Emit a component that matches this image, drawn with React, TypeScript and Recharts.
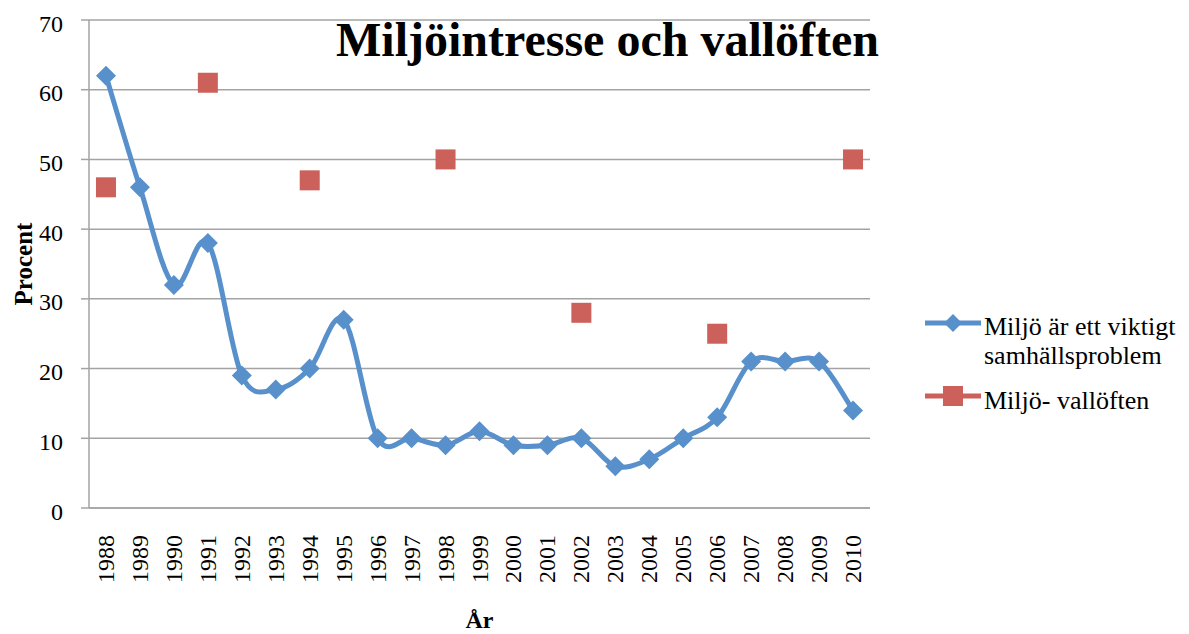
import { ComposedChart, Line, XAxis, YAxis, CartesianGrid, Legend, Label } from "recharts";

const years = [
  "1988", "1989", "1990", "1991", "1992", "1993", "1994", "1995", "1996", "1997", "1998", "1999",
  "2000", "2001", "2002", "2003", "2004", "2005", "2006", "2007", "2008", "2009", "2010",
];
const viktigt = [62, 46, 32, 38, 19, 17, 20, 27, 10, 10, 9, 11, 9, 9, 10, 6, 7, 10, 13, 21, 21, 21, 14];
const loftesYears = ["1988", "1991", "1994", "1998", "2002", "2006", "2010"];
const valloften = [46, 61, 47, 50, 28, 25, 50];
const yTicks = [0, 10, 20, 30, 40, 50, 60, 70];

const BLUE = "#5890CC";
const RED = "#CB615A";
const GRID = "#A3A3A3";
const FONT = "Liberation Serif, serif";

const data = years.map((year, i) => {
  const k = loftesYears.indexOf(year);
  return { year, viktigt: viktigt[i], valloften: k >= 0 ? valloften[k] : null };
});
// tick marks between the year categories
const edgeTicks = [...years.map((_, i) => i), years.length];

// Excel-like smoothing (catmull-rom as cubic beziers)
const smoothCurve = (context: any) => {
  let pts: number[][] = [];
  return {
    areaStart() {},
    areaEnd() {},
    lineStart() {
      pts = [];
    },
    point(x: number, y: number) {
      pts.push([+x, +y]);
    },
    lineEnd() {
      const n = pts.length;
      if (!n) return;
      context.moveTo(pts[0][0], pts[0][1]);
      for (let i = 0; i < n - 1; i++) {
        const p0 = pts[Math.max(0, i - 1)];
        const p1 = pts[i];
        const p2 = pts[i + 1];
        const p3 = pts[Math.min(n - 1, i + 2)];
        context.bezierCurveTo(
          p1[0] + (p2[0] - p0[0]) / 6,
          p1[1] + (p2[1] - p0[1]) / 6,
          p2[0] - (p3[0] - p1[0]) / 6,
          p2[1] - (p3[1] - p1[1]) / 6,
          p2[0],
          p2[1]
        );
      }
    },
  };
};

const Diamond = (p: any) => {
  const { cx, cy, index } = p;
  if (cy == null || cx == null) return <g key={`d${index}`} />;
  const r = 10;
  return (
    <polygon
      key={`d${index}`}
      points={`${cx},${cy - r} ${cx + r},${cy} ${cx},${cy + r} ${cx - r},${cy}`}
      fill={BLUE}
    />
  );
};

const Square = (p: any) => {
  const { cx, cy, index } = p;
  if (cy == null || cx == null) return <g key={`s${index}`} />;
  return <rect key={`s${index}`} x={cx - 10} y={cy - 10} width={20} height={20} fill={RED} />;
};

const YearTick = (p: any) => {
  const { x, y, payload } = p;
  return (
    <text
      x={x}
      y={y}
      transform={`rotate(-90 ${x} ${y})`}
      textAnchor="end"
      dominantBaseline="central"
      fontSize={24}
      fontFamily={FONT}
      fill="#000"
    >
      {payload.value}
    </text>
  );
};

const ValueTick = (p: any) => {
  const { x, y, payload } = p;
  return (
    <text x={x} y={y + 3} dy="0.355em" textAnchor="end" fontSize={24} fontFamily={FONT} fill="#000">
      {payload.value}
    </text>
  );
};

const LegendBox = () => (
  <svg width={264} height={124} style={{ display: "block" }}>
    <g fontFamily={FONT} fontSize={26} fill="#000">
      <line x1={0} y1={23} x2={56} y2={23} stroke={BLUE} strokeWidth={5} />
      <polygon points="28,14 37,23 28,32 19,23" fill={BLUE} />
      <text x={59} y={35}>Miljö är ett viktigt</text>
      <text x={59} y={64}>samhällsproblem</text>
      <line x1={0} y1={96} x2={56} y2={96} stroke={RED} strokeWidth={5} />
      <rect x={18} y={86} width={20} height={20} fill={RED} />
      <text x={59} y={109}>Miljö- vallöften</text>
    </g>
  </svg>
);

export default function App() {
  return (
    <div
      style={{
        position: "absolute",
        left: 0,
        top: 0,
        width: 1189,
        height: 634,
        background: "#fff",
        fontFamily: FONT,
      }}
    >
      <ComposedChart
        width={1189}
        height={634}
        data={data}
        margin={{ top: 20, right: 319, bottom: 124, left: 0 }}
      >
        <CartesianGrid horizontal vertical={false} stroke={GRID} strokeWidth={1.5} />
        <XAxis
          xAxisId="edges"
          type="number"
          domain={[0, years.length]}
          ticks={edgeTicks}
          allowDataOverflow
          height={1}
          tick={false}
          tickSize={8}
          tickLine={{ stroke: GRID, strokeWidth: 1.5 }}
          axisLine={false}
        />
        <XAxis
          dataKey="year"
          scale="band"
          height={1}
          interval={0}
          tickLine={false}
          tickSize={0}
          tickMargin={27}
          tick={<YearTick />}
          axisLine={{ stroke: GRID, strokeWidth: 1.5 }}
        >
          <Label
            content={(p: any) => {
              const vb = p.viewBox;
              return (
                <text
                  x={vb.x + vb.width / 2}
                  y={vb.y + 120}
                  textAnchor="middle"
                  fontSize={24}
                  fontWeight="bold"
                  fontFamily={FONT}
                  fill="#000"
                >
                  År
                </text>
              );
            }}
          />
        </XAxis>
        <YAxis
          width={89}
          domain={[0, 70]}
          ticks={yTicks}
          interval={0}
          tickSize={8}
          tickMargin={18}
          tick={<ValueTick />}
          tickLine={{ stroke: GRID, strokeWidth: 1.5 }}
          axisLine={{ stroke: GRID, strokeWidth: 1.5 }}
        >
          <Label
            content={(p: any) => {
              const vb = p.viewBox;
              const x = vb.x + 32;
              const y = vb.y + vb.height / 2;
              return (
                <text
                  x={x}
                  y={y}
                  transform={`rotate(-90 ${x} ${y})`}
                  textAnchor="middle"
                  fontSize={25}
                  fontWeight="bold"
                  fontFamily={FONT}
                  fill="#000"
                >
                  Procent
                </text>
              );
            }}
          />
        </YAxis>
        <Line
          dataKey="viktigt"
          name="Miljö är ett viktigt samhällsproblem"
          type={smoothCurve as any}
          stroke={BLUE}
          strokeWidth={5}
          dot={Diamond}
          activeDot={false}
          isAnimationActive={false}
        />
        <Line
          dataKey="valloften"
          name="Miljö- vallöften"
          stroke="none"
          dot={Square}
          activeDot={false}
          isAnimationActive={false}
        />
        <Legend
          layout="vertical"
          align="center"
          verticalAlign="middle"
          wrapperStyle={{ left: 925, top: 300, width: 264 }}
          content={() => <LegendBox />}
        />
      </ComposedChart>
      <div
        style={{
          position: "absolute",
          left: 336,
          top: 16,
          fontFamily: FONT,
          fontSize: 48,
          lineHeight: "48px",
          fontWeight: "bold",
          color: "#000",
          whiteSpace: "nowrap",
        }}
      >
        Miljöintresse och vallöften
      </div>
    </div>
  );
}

◇ ◇ ◇ ◇ ◇

• _Stated problem_: Skip every picture and transcribe the data above exactly.

• _The result_:
Emit a component that matches this image, drawn with React, TypeScript and Recharts.
import { ComposedChart, Line, XAxis, YAxis, CartesianGrid, Legend, Label } from "recharts";

const years = [
  "1988", "1989", "1990", "1991", "1992", "1993", "1994", "1995", "1996", "1997", "1998", "1999",
  "2000", "2001", "2002", "2003", "2004", "2005", "2006", "2007", "2008", "2009", "2010",
];
const viktigt = [62, 46, 32, 38, 19, 17, 20, 27, 10, 10, 9, 11, 9, 9, 10, 6, 7, 10, 13, 21, 21, 21, 14];
const loftesYears = ["1988", "1991", "1994", "1998", "2002", "2006", "2010"];
const valloften = [46, 61, 47, 50, 28, 25, 50];
const yTicks = [0, 10, 20, 30, 40, 50, 60, 70];

const BLUE = "#5890CC";
const RED = "#CB615A";
const GRID = "#A3A3A3";
const FONT = "Liberation Serif, serif";

const data = years.map((year, i) => {
  const k = loftesYears.indexOf(year);
  return { year, viktigt: viktigt[i], valloften: k >= 0 ? valloften[k] : null };
});
// tick marks between the year categories
const edgeTicks = [...years.map((_, i) => i), years.length];

// Excel-like smoothing (catmull-rom as cubic beziers)
const smoothCurve = (context: any) => {
  let pts: number[][] = [];
  return {
    areaStart() {},
    areaEnd() {},
    lineStart() {
      pts = [];
    },
    point(x: number, y: number) {
      pts.push([+x, +y]);
    },
    lineEnd() {
      const n = pts.length;
      if (!n) return;
      context.moveTo(pts[0][0], pts[0][1]);
      for (let i = 0; i < n - 1; i++) {
        const p0 = pts[Math.max(0, i - 1)];
        const p1 = pts[i];
        const p2 = pts[i + 1];
        const p3 = pts[Math.min(n - 1, i + 2)];
        context.bezierCurveTo(
          p1[0] + (p2[0] - p0[0]) / 6,
          p1[1] + (p2[1] - p0[1]) / 6,
          p2[0] - (p3[0] - p1[0]) / 6,
          p2[1] - (p3[1] - p1[1]) / 6,
          p2[0],
          p2[1]
        );
      }
    },
  };
};

const Diamond = (p: any) => {
  const { cx, cy, index } = p;
  if (cy == null || cx == null) return <g key={`d${index}`} />;
  const r = 10;
  return (
    <polygon
      key={`d${index}`}
      points={`${cx},${cy - r} ${cx + r},${cy} ${cx},${cy + r} ${cx - r},${cy}`}
      fill={BLUE}
    />
  );
};

const Square = (p: any) => {
  const { cx, cy, index } = p;
  if (cy == null || cx == null) return <g key={`s${index}`} />;
  return <rect key={`s${index}`} x={cx - 10} y={cy - 10} width={20} height={20} fill={RED} />;
};

const YearTick = (p: any) => {
  const { x, y, payload } = p;
  return (
    <text
      x={x}
      y={y}
      transform={`rotate(-90 ${x} ${y})`}
      textAnchor="end"
      dominantBaseline="central"
      fontSize={24}
      fontFamily={FONT}
      fill="#000"
    >
      {payload.value}
    </text>
  );
};

const ValueTick = (p: any) => {
  const { x, y, payload } = p;
  return (
    <text x={x} y={y + 3} dy="0.355em" textAnchor="end" fontSize={24} fontFamily={FONT} fill="#000">
      {payload.value}
    </text>
  );
};

const LegendBox = () => (
  <svg width={264} height={124} style={{ display: "block" }}>
    <g fontFamily={FONT} fontSize={26} fill="#000">
      <line x1={0} y1={23} x2={56} y2={23} stroke={BLUE} strokeWidth={5} />
      <polygon points="28,14 37,23 28,32 19,23" fill={BLUE} />
      <text x={59} y={35}>Miljö är ett viktigt</text>
      <text x={59} y={64}>samhällsproblem</text>
      <line x1={0} y1={96} x2={56} y2={96} stroke={RED} strokeWidth={5} />
      <rect x={18} y={86} width={20} height={20} fill={RED} />
      <text x={59} y={109}>Miljö- vallöften</text>
    </g>
  </svg>
);

export default function App() {
  return (
    <div
      style={{
        position: "absolute",
        left: 0,
        top: 0,
        width: 1189,
        height: 634,
        background: "#fff",
        fontFamily: FONT,
      }}
    >
      <ComposedChart
        width={1189}
        height={634}
        data={data}
        margin={{ top: 20, right: 319, bottom: 124, left: 0 }}
      >
        <CartesianGrid horizontal vertical={false} stroke={GRID} strokeWidth={1.5} />
        <XAxis
          xAxisId="edges"
          type="number"
          domain={[0, years.length]}
          ticks={edgeTicks}
          allowDataOverflow
          height={1}
          tick={false}
          tickSize={8}
          tickLine={{ stroke: GRID, strokeWidth: 1.5 }}
          axisLine={false}
        />
        <XAxis
          dataKey="year"
          scale="band"
          height={1}
          interval={0}
          tickLine={false}
          tickSize={0}
          tickMargin={27}
          tick={<YearTick />}
          axisLine={{ stroke: GRID, strokeWidth: 1.5 }}
        >
          <Label
            content={(p: any) => {
              const vb = p.viewBox;
              return (
                <text
                  x={vb.x + vb.width / 2}
                  y={vb.y + 120}
                  textAnchor="middle"
                  fontSize={24}
                  fontWeight="bold"
                  fontFamily={FONT}
                  fill="#000"
                >
                  År
                </text>
              );
            }}
          />
        </XAxis>
        <YAxis
          width={89}
          domain={[0, 70]}
          ticks={yTicks}
          interval={0}
          tickSize={8}
          tickMargin={18}
          tick={<ValueTick />}
          tickLine={{ stroke: GRID, strokeWidth: 1.5 }}
          axisLine={{ stroke: GRID, strokeWidth: 1.5 }}
        >
          <Label
            content={(p: any) => {
              const vb = p.viewBox;
              const x = vb.x + 32;
              const y = vb.y + vb.height / 2;
              return (
                <text
                  x={x}
                  y={y}
                  transform={`rotate(-90 ${x} ${y})`}
                  textAnchor="middle"
                  fontSize={25}
                  fontWeight="bold"
                  fontFamily={FONT}
                  fill="#000"
                >
                  Procent
                </text>
              );
            }}
          />
        </YAxis>
        <Line
          dataKey="viktigt"
          name="Miljö är ett viktigt samhällsproblem"
          type={smoothCurve as any}
          stroke={BLUE}
          strokeWidth={5}
          dot={Diamond}
          activeDot={false}
          isAnimationActive={false}
        />
        <Line
          dataKey="valloften"
          name="Miljö- vallöften"
          stroke="none"
          dot={Square}
          activeDot={false}
          isAnimationActive={false}
        />
        <Legend
          layout="vertical"
          align="center"
          verticalAlign="middle"
          wrapperStyle={{ left: 925, top: 300, width: 264 }}
          content={() => <LegendBox />}
        />
      </ComposedChart>
      <div
        style={{
          position: "absolute",
          left: 336,
          top: 16,
          fontFamily: FONT,
          fontSize: 48,
          lineHeight: "48px",
          fontWeight: "bold",
          color: "#000",
          whiteSpace: "nowrap",
        }}
      >
        Miljöintresse och vallöften
      </div>
    </div>
  );
}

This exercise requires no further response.